Subject code: CT 765 07

Course Objectives:


The course "Big Data Technologies" aims to provide students with a comprehensive understanding of key concepts and technologies in the field of big data analytics. In the introductory segment, students will gain insights into the background of data analytics, the role of distributed systems, and the emerging trends in big data analytics. The course will delve into the Google File System, elucidating its architecture, availability, fault tolerance, and optimization strategies for large-scale data handling. The Map-Reduce Framework will be thoroughly explored, covering the basics of functional programming, real-world problem modeling, scalability goals, fault tolerance, and parallel efficiency. The NoSQL module will introduce students to both structured and unstructured data, discussing the taxonomy of NoSQL implementations with a focus on the architectures of Hbase, Cassandra, and MongoDB. The course will further delve into searching and indexing big data, emphasizing full-text indexing and searching, and utilizing tools like Lucene and Elasticsearch for distributed searching.

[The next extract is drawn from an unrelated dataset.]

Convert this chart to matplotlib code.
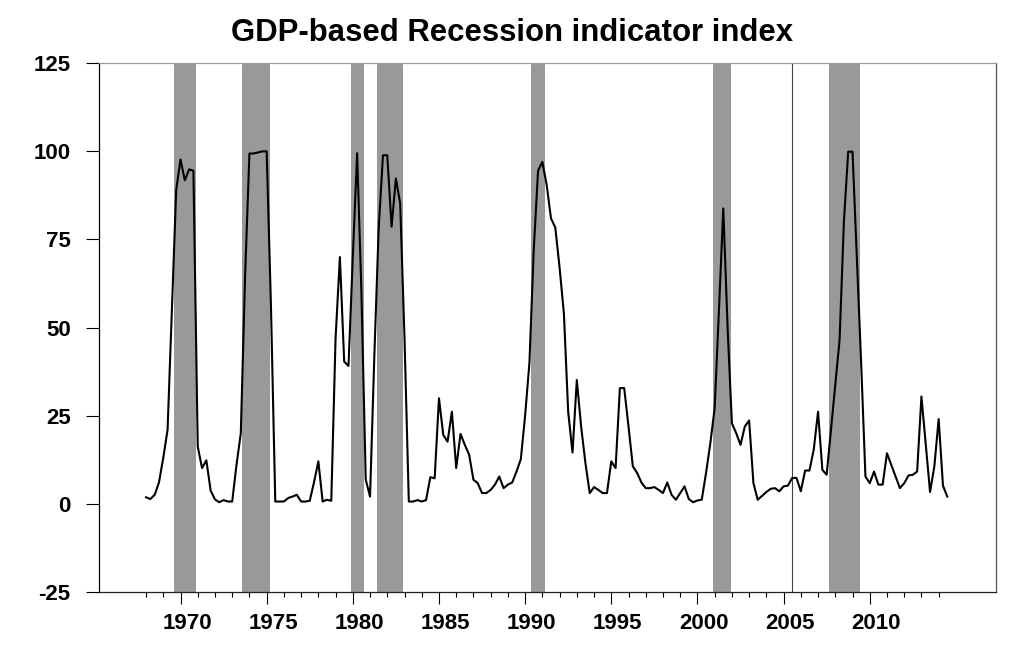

The culmination of the course will involve a case study on Hadoop, providing an introduction to the Hadoop environment, data flow, Hadoop I/O, query languages, and its integration with the Amazon Cloud. Overall, the course aims to equip students with the knowledge and practical skills necessary to navigate and harness the potential of big data technologies in various applications.


 

  1. Introduction to Big Data [7 hours]
    1. Big Data Overview
    2. Background of Data Analytics
    3. Role of Distributed System in Big Data
    4. Role of Data Scientist
    5. Current Trend in Big Data Analytics
  2. Google File System[7 hours]
    1. Architecture
    2. Availability
    3. Fault tolerance
    4. Optimization for large scale data
  3. Map-Reduce Framework[10 hours]
    1. Basics of functional programming
    2. Fundamentals of functional programming
    3. Real world problems modeling in functional style
    4. Map reduce fundamentals
    5. Data flow (Architecture)
    6. Real world problems
    7.  Scalability goal
    8. Fault tolerance
    9. Optimization and data locality
    10. Parallel Efficiency of Map-Reduce
  4. NoSQL[6 hours]
    1. Structured and Unstructured Data
    2. Taxonomy of NoSQL Implementation
    3. Discussion of basic architecture of Hbase, Cassandra and MongoDb
  5. Searching and Indexing Big Data[7 hours]
    1. Full text Indexing and Searching
    2. Indexing with Lucene
    3. Distributed Searching with elasticsearch
  6. Case Study: Hadoop[8 hours]
    1. Introduction to Hadoop Environment
    2. Data Flow
    3. Hadoop I/O
    4. Query languages for Hadoop
    5. Hadoop and Amazon Cloud